# GOAL:
Wherever the word "source" appears in a line, extract that line.

# DATA LINES:
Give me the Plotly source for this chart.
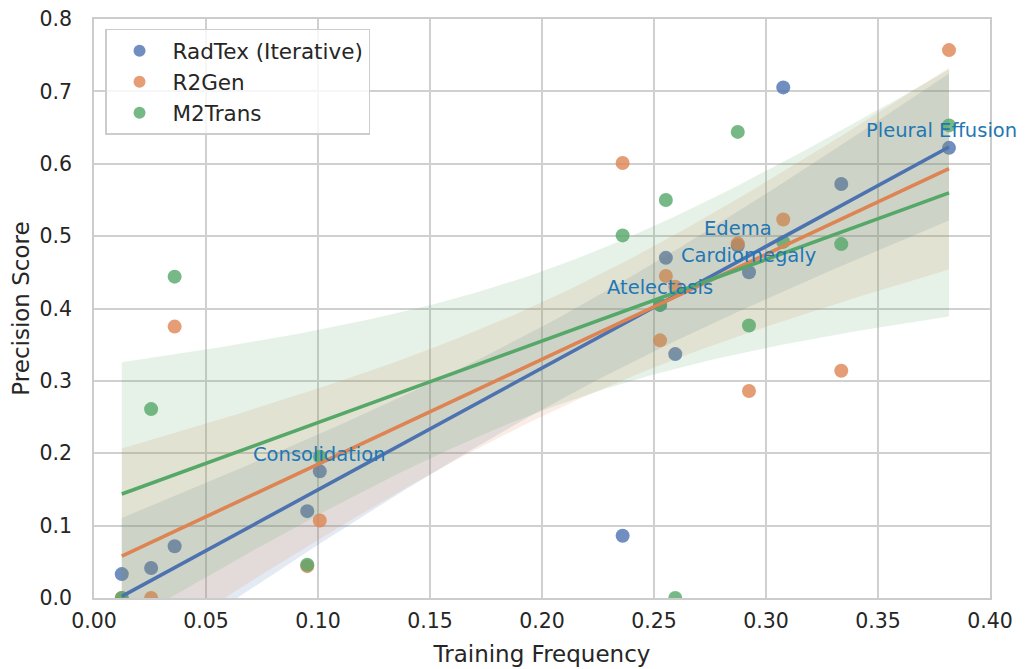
import numpy as np
import plotly.graph_objects as go

# Training frequency for each finding (shared by all models)
train_freq = [0.0124, 0.0255, 0.0360, 0.0952, 0.1008, 0.2360, 0.2527,
              0.2553, 0.2595, 0.2874, 0.2924, 0.3077, 0.3336, 0.3817]

# Precision scores per model
radtex = [0.033, 0.0415, 0.0715, 0.120, 0.175, 0.086, 0.405,
          0.470, 0.337, 0.487, 0.450, 0.7055, 0.572, 0.622]
r2gen = [0.0, 0.0, 0.375, 0.044, 0.107, 0.601, 0.356,
         0.445, 0.430, 0.490, 0.286, 0.523, 0.314, 0.757]
m2trans = [0.0, 0.261, 0.444, 0.046, 0.195, 0.501, 0.405,
           0.550, 0.0, 0.644, 0.3765, 0.492, 0.489, 0.653]

model_names = ["RadTex (Iterative)", "R2Gen", "M2Trans"]
model_colors = ["#4C72B0", "#DD8452", "#55A868"]
band_colors = ["rgba(76,114,176,0.15)", "rgba(221,132,82,0.15)", "rgba(85,168,104,0.15)"]

# Labelled findings (placed at RadTex points)
label_names = ["Consolidation", "Atelectasis", "Edema", "Cardiomegaly", "Pleural Effusion"]
label_idx = [4, 6, 9, 10, 13]

FONT = "DejaVu Sans"
TXT = "#262626"

fig = go.Figure()
x = np.array(train_freq)
fits = []
for name, vals, col, bcol in zip(model_names, [radtex, r2gen, m2trans], model_colors, band_colors):
    y = np.array(vals)
    fig.add_trace(go.Scatter(
        x=x, y=y, mode="markers", name=name,
        marker=dict(size=14, color=col, opacity=0.8, line=dict(width=0)),
        showlegend=True))
    n = len(x)
    b, a = np.polyfit(x, y, 1)
    grid = np.linspace(x.min(), x.max(), 100)
    yhat = a + b * grid
    res = y - (a + b * x)
    s = np.sqrt(np.sum(res ** 2) / (n - 2))
    sxx = np.sum((x - x.mean()) ** 2)
    hw = 1.96 * s * np.sqrt(1.0 / n + (grid - x.mean()) ** 2 / sxx)
    fig.add_trace(go.Scatter(
        x=np.concatenate([grid, grid[::-1]]),
        y=np.concatenate([yhat + hw, (yhat - hw)[::-1]]),
        fill="toself", fillcolor=bcol, line=dict(width=0),
        mode="lines", showlegend=False, hoverinfo="skip"))
    fits.append((grid, yhat, col))

# regression lines sit above all bands and points
for grid, yhat, col in fits:
    fig.add_trace(go.Scatter(
        x=grid, y=yhat, mode="lines", line=dict(color=col, width=3.6),
        showlegend=False))

for lab, i in zip(label_names, label_idx):
    # keep the right-most label inside the page edge
    xs = -8 if lab == "Pleural Effusion" else 0
    fig.add_annotation(x=train_freq[i], y=radtex[i], text=lab, showarrow=False,
                       xanchor="center", yanchor="middle", yshift=17, xshift=xs,
                       font=dict(family=FONT, size=19.5, color="#1f77b4"))

axis_common = dict(showgrid=True, gridcolor="#d0d0d0", gridwidth=1.5,
                   showline=True, linecolor="#cccccc", linewidth=1.5, mirror=True,
                   zeroline=False, ticks="outside", tickcolor="rgba(0,0,0,0)",
                   automargin=False, ticklabeloverflow="allow",
                   tickfont=dict(family=FONT, size=20.5, color=TXT))

# page body has an 8px margin, so the figure is offset by it
fig.update_layout(
    width=1010, height=661,
    margin=dict(l=86, r=28, t=11, b=71, autoexpand=False),
    paper_bgcolor="white", plot_bgcolor="white",
    font=dict(family=FONT, color=TXT),
    xaxis=dict(range=[0, 0.4], dtick=0.05, tickformat=".2f", ticklen=4,
               title=dict(text="Training Frequency", standoff=14,
                          font=dict(family=FONT, size=23, color=TXT)),
               **axis_common),
    yaxis=dict(range=[0, 0.8], dtick=0.1, tickformat=".1f", ticklen=16,
               title=dict(text="Precision Score", standoff=4,
                          font=dict(family=FONT, size=23, color=TXT)),
               **axis_common),
    legend=dict(x=0.0123, y=0.983, xanchor="left", yanchor="top",
                bgcolor="rgba(255,255,255,0.8)", bordercolor="#cccccc", borderwidth=1.5,
                font=dict(family=FONT, size=21.5, color=TXT),
                itemwidth=56, itemsizing="constant", tracegroupgap=0),
)

fig.write_html("out.html")
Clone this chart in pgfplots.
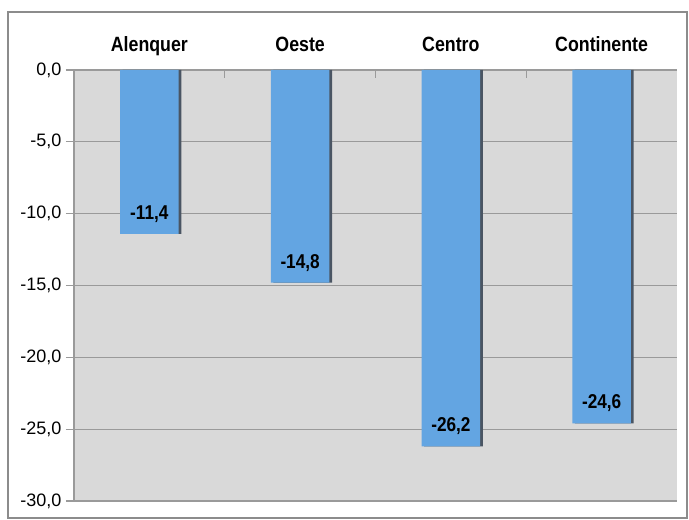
\documentclass[border=0pt]{standalone}
\usepackage{fontspec}
\setmainfont{Liberation Sans}
\newfontfamily\narrowbold[FakeStretch=0.86]{Liberation Sans Bold}
\usepackage{pgfplots}
\pgfplotsset{compat=1.18}

\definecolor{barblue}{HTML}{63A5E2}
\definecolor{barshadow}{HTML}{4A5563}
\definecolor{plotbg}{HTML}{D9D9D9}
\definecolor{gridgray}{HTML}{9A9A9A}
\definecolor{framegray}{HTML}{8C8C8C}

\begin{document}
\begin{tikzpicture}[x=0.75pt,y=0.75pt]
  % page = 689 x 520 px, axis box lower left at (74,501) px
  \useasboundingbox (-74,-19) rectangle (615,501);
  \draw[framegray, line width=1.2pt] (-66,-17) rectangle (613,489);

  \begin{axis}[
    at={(0,0)}, anchor=south west,
    scale only axis,
    width=452.25pt, height=323.25pt,
    ybar,
    bar width=44pt,
    xmin=-0.5, xmax=3.5,
    ymin=-30, ymax=0,
    axis background/.style={fill=plotbg},
    axis x line*=top,
    axis y line*=left,
    axis line style={gridgray, line width=0.8pt},
    ymajorgrids,
    grid style={gridgray, line width=0.8pt},
    xtick={0,1,2,3},
    xticklabels={Alenquer,Oeste,Centro,Continente},
    xticklabel style={font=\narrowbold\fontsize{15.5}{18}\selectfont,
      anchor=base, yshift=7.5pt},
    x tick style={draw=none},
    extra x ticks={0.5,1.5,2.5},
    extra x tick labels={},
    extra x tick style={tick align=inside, x tick style={draw=gridgray, line width=0.8pt}},
    ytick={0,-5,-10,-15,-20,-25,-30},
    y tick style={draw=gridgray, line width=0.8pt},
    tick align=outside,
    major tick length=6pt,
    yticklabel style={font=\fontsize{13.5}{16}\selectfont},
    /pgf/number format/.cd, use comma, fixed, fixed zerofill, precision=1,
      assume math mode=true,
  ]
    % shadow
    \addplot[fill=barshadow, draw=none, bar shift=2pt] coordinates {
      (0,-11.4) (1,-14.8) (2,-26.2) (3,-24.6)
    };
    % bars
    \addplot[fill=barblue, draw=none, bar shift=0pt,
      nodes near coords,
      nodes near coords style={anchor=south, yshift=5pt, text=black,
        font=\narrowbold\fontsize{15}{18}\selectfont}] coordinates {
      (0,-11.4) (1,-14.8) (2,-26.2) (3,-24.6)
    };
  \end{axis}
\end{tikzpicture}
\end{document}
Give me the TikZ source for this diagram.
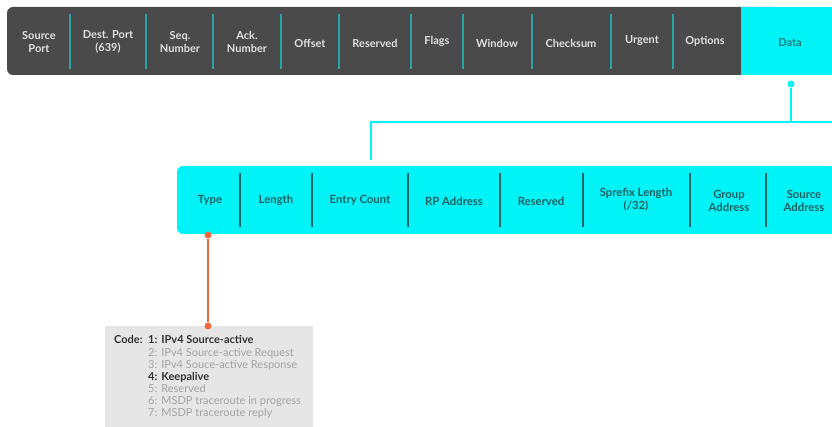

# FINAL RESULT:
Give me the Plotly source for this chart.
Give me the TikZ source for this diagram.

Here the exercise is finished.